A new report by the United Nations claims up to 3,000 Iraqi villagers were captured and 12 executed fleeing areas near Kirkuk by Islamic State militants on Thursday. The report comes on the heels of a statement from the Iraqi Observatory for Human Rights that said roughly 1,900 civilians had been captured by an estimated 100-120 Islamic militants.
Tens of civilians had been executed, and six burnt alive.
“UNHCR has received reports that ISIL captured on 4 August up to 3,000 IDPs (internally displaced people) from villages in Hawiga District in Kirkuk Governorate trying to flee to Kirkuk city. Reportedly, 12 of the IDPs have been killed in captivity,” the UNHCR report said.
The capture of the civilians comes two years after the August 2014 ISIS assault on the city of Sinjar, and the capture of over 3,000 Yazidi women and children, who have been pressed into sexual slavery or forced to fight as child soldiers. Overall, the fighting has displaced 3.4 million people in Iraq by July 2016. Earlier this year, the State Department designated ISIS’ actions as genocide and the United States is leading a military coalition conducting air strikes against Islamic State in Iraq and Syria, where the group seized broad swathes of territory in 2014.
However, it still controls its de facto capitals of Mosul in Iraq and Raqqa in Syria. Last month the U.N. appealed for $284 million to prepare aid for an assault on Mosul, as well as up to $1.8 billion to deal with the aftermath, though the U.N. Financial Tracking Service said no funds have been allocated. UNHCR has began construction at a site northeast of Mosul for 6,000 people and is preparing another northwest of the city for 15,000 for those in need of shelter.
“Although local authorities have suggested that returns to Falluja could begin in September, the Ministry of Migration and Displacement has stated that it may take another three months before conditions are conducive for large scale returns,” UNHCR said in a statement.

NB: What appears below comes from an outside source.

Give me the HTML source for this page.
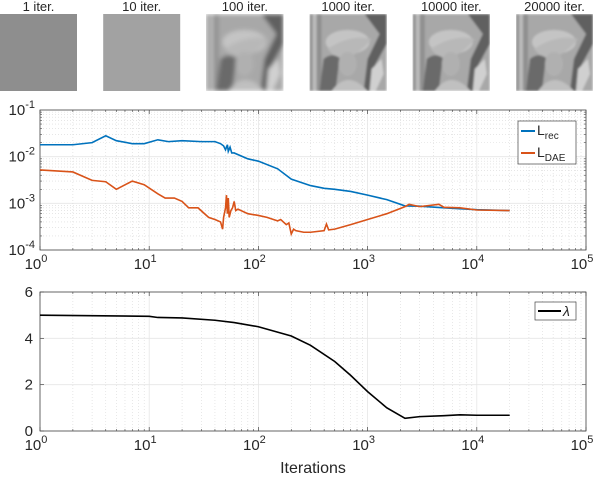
<!DOCTYPE html>
<html><head><meta charset="utf-8"><style>
body{margin:0;background:#fff;width:600px;height:478px;overflow:hidden;font-family:"Liberation Sans",sans-serif}
svg text{font-family:"Liberation Sans",sans-serif;fill:#262626}
</style></head><body>
<svg id="fig" width="600" height="478" viewBox="0 0 600 478" xmlns="http://www.w3.org/2000/svg">
<defs>
<filter id="blur" x="0" y="0" width="100%" height="100%"><feGaussianBlur stdDeviation="2"/></filter>
<filter id="blur2" x="0" y="0" width="100%" height="100%"><feGaussianBlur stdDeviation="1"/></filter>
<g id="lena">
<rect x="0" y="0" width="77" height="77" fill="#a8a8a8"/>
<rect x="0" y="0" width="12" height="77" fill="#909090"/>
<rect x="3" y="0" width="4" height="77" fill="#bcbcbc"/>
<path d="M55 0 L77 0 L77 30 L66 50 L60 77 L54 77 L58 45 L70 20 Z" fill="#606060"/>
<path d="M62 55 L72 45 L74 60 L66 77 L60 77 Z" fill="#d0d0d0"/>
<ellipse cx="38" cy="28" rx="22" ry="12" fill="#c4c4c4"/>
<path d="M18 35 Q40 20 62 25 Q50 40 30 48 Z" fill="#b8b8b8"/>
<path d="M14 45 Q22 38 30 44 L26 77 L10 77 Z" fill="#6a6a6a"/>
<ellipse cx="38" cy="50" rx="9" ry="12" fill="#b0b0b0"/>
<path d="M22 77 Q38 55 58 77 Z" fill="#c0c0c0"/>
</g>
</defs>
<g id="thumbs"></g>
<g id="topchart"></g>
<g id="botchart"></g>
</svg>
<script>
// ---- data ----
const thumbLabels = ["1 iter.","10 iter.","100 iter.","1000 iter.","10000 iter.","20000 iter."];
const recIters = [1,2,3,4,5,7,9,12,15,20,30,40,45,48,50,52,53,55,57,60,80,100,150,200,300,400,500,700,1000,1500,2200,3000,5000,10000,20000];
const recVals  = [0.018,0.018,0.02,0.028,0.022,0.019,0.019,0.023,0.021,0.022,0.021,0.021,0.019,0.017,0.014,0.018,0.013,0.016,0.012,0.012,0.009,0.008,0.0055,0.0033,0.0024,0.0021,0.002,0.0018,0.0015,0.0012,0.00088,0.00087,0.0008,0.00073,0.0007];
const daeIters = [1,2,3,4,5,7,9,12,14,17,20,23,28,35,40,45,47,48,50,51,52,53,54,56,58,60,62,65,80,100,120,150,160,180,190,200,210,220,260,300,400,420,440,500,700,1000,1500,2200,2400,3000,4500,5000,7000,10000,20000];
const daeVals  = [0.0052,0.0047,0.0031,0.0029,0.002,0.003,0.0025,0.0016,0.0013,0.0013,0.0011,0.0008,0.0008,0.0005,0.00045,0.0004,0.00028,0.0005,0.0008,0.0015,0.0006,0.0013,0.0005,0.0007,0.0008,0.0011,0.0007,0.00075,0.0006,0.00055,0.0005,0.00042,0.00045,0.00035,0.00038,0.00022,0.00028,0.00026,0.00024,0.00024,0.00026,0.00036,0.00027,0.00028,0.00035,0.00045,0.0006,0.00085,0.00095,0.00085,0.00095,0.00082,0.0008,0.00072,0.0007];
const lamIters = [1,10,12,20,40,60,100,200,300,500,700,1000,1500,2200,3000,5000,7000,10000,20000];
const lamVals  = [5.0,4.95,4.9,4.88,4.78,4.68,4.5,4.1,3.7,3.0,2.4,1.7,1.0,0.55,0.62,0.66,0.7,0.68,0.68];
const xTickExp = [0,1,2,3,4,5];
const yTopExp = [-1,-2,-3,-4];
const yBotTicks = [0,2,4,6];

const NS="http://www.w3.org/2000/svg";
function mk(tag,attrs,parent){const e=document.createElementNS(NS,tag);for(const k in attrs)e.setAttribute(k,attrs[k]);parent.appendChild(e);return e;}
function sup(t,base,exp){t.textContent='';const a=document.createElementNS(NS,'tspan');a.textContent=base;t.appendChild(a);const b=document.createElementNS(NS,'tspan');b.setAttribute('dy','-7');b.setAttribute('font-size','11');b.textContent=exp;t.appendChild(b);}
function sub(t,base,s){t.textContent='';const a=document.createElementNS(NS,'tspan');a.textContent=base;t.appendChild(a);const b=document.createElementNS(NS,'tspan');b.setAttribute('dy','4');b.setAttribute('font-size','10');b.textContent=s;t.appendChild(b);}
const AX_L=40,AX_R=586;
const xs=v=>AX_L+(Math.log10(v))/5*(AX_R-AX_L);

const th=document.getElementById('thumbs');
const thumbFills=["#8e8e8e","#a2a2a2"];
thumbLabels.forEach((lab,i)=>{
  const x=i*103.2;
  const t=mk('text',{x:x+38.5,y:11,'text-anchor':'middle','font-size':13},th);t.textContent=lab;
  
  
  let g;
  if(i<2){g=mk('rect',{x:x,y:14,width:77,height:77,fill:thumbFills[i]},th);}
  else{g=mk('use',{href:'#lena',x:x,y:14,filter:i==2?'url(#blur)':'url(#blur2)'},th);}
  
  
});

function frame(g,T,B){
  for(let d=0;d<5;d++)for(let m=2;m<10;m++){const x=xs(m*Math.pow(10,d));mk('line',{x1:x,x2:x,y1:T,y2:B,stroke:'#d8d8d8','stroke-width':0.6,'stroke-dasharray':'1,2'},g);
    mk('line',{x1:x,x2:x,y1:B,y2:B-2,stroke:'#444','stroke-width':0.6},g);mk('line',{x1:x,x2:x,y1:T,y2:T+2,stroke:'#444','stroke-width':0.6},g);}
  xTickExp.forEach(e=>{const x=xs(Math.pow(10,e));mk('line',{x1:x,x2:x,y1:T,y2:B,stroke:'#e6e6e6','stroke-width':0.8},g);
    mk('line',{x1:x,x2:x,y1:B,y2:B-4,stroke:'#444','stroke-width':0.7},g);mk('line',{x1:x,x2:x,y1:T,y2:T+4,stroke:'#444','stroke-width':0.7},g);
    const t=mk('text',{x:x-4,y:B+19,'text-anchor':'middle','font-size':15},g);sup(t,'10',String(e));
    
    });
}

const topG=document.getElementById('topchart');const T1=110,B1=250;
const ys1=v=>T1+(-1-Math.log10(v))/3*(B1-T1);
for(let d=-4;d<-1;d++)for(let m=2;m<10;m++){const y=ys1(m*Math.pow(10,d));mk('line',{x1:AX_L,x2:AX_R,y1:y,y2:y,stroke:'#d8d8d8','stroke-width':0.6,'stroke-dasharray':'1,2'},topG);
  mk('line',{x1:AX_L,x2:AX_L+2,y1:y,y2:y,stroke:'#444','stroke-width':0.6},topG);mk('line',{x1:AX_R,x2:AX_R-2,y1:y,y2:y,stroke:'#444','stroke-width':0.6},topG);}
yTopExp.forEach(e=>{const y=ys1(Math.pow(10,e));mk('line',{x1:AX_L,x2:AX_R,y1:y,y2:y,stroke:'#e6e6e6','stroke-width':0.8},topG);
  const t=mk('text',{x:35,y:y+5,'text-anchor':'end','font-size':15},topG);sup(t,'10',String(e));
  
  });
frame(topG,T1,B1);
mk('rect',{x:AX_L,y:T1,width:AX_R-AX_L,height:B1-T1,fill:'none',stroke:'#444','stroke-width':0.8},topG);
const pRec=mk('polyline',{points:recIters.map((v,i)=>xs(v)+','+ys1(recVals[i])).join(' '),fill:'none',stroke:'#0072BD','stroke-width':1.6},topG);


const pDae=mk('polyline',{points:daeIters.map((v,i)=>xs(v)+','+ys1(daeVals[i])).join(' '),fill:'none',stroke:'#D95319','stroke-width':1.6},topG);


const lg=mk('g',{},topG);


mk('rect',{x:518,y:121,width:58,height:43,fill:'#fff',stroke:'#444','stroke-width':0.7},lg);
mk('line',{x1:521,x2:535,y1:131,y2:131,stroke:'#0072BD','stroke-width':2},lg);
mk('line',{x1:521,x2:535,y1:153,y2:153,stroke:'#D95319','stroke-width':2},lg);
let tt=mk('text',{x:537,y:135,'font-size':14},lg);sub(tt,'L','rec');
tt=mk('text',{x:537,y:157,'font-size':14},lg);sub(tt,'L','DAE');

const botG=document.getElementById('botchart');const T2=292,B2=431;
const ys2=v=>B2-v/6*(B2-T2);
yBotTicks.forEach(v=>{const y=ys2(v);mk('line',{x1:AX_L,x2:AX_R,y1:y,y2:y,stroke:'#e6e6e6','stroke-width':0.8},botG);
  mk('line',{x1:AX_L,x2:AX_L+4,y1:y,y2:y,stroke:'#444','stroke-width':0.7},botG);mk('line',{x1:AX_R,x2:AX_R-4,y1:y,y2:y,stroke:'#444','stroke-width':0.7},botG);
  const t=mk('text',{x:33,y:y+5,'text-anchor':'end','font-size':15},botG);t.textContent=v;
  
  });
frame(botG,T2,B2);
mk('rect',{x:AX_L,y:T2,width:AX_R-AX_L,height:B2-T2,fill:'none',stroke:'#444','stroke-width':0.8},botG);
const pLam=mk('polyline',{points:lamIters.map((v,i)=>xs(v)+','+ys2(lamVals[i])).join(' '),fill:'none',stroke:'#000','stroke-width':1.6},botG);


const lg2=mk('g',{},botG);


mk('rect',{x:535,y:302,width:41,height:18,fill:'#fff',stroke:'#444','stroke-width':0.7},lg2);
mk('line',{x1:538,x2:561,y1:311,y2:311,stroke:'#000','stroke-width':2},lg2);
tt=mk('text',{x:563,y:316,'font-size':14,'font-style':'italic'},lg2);tt.textContent='λ';
const xl=mk('text',{x:313,y:473,'text-anchor':'middle','font-size':16},botG);xl.textContent='Iterations';


</script>
</body></html>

U.S.-backed Syrian rebels have been promised more weapons and air support by the government in Moscow, something U.S. President Barack Obama expressed skepticism over.
“I’m not confident that we can trust the Russians or Vladimir Putin,” Mr. Obama said, “which is why we have to test whether or not we can get an actual cessation of hostilities. That includes an end to the kinds of aerial bombing and civilian death and destruction that we’ve seen carried out by the Assad regime.”
Meanwhile, in Syria, the U.N. has been trying to secure a ceasefire on humanitarian grounds around the city of Aleppo, which has seen fierce fighting between anti-Assad rebels and government forces backed by Russian airpower and Iran, in order to allow some of the 250,000 trapped civilians to flee.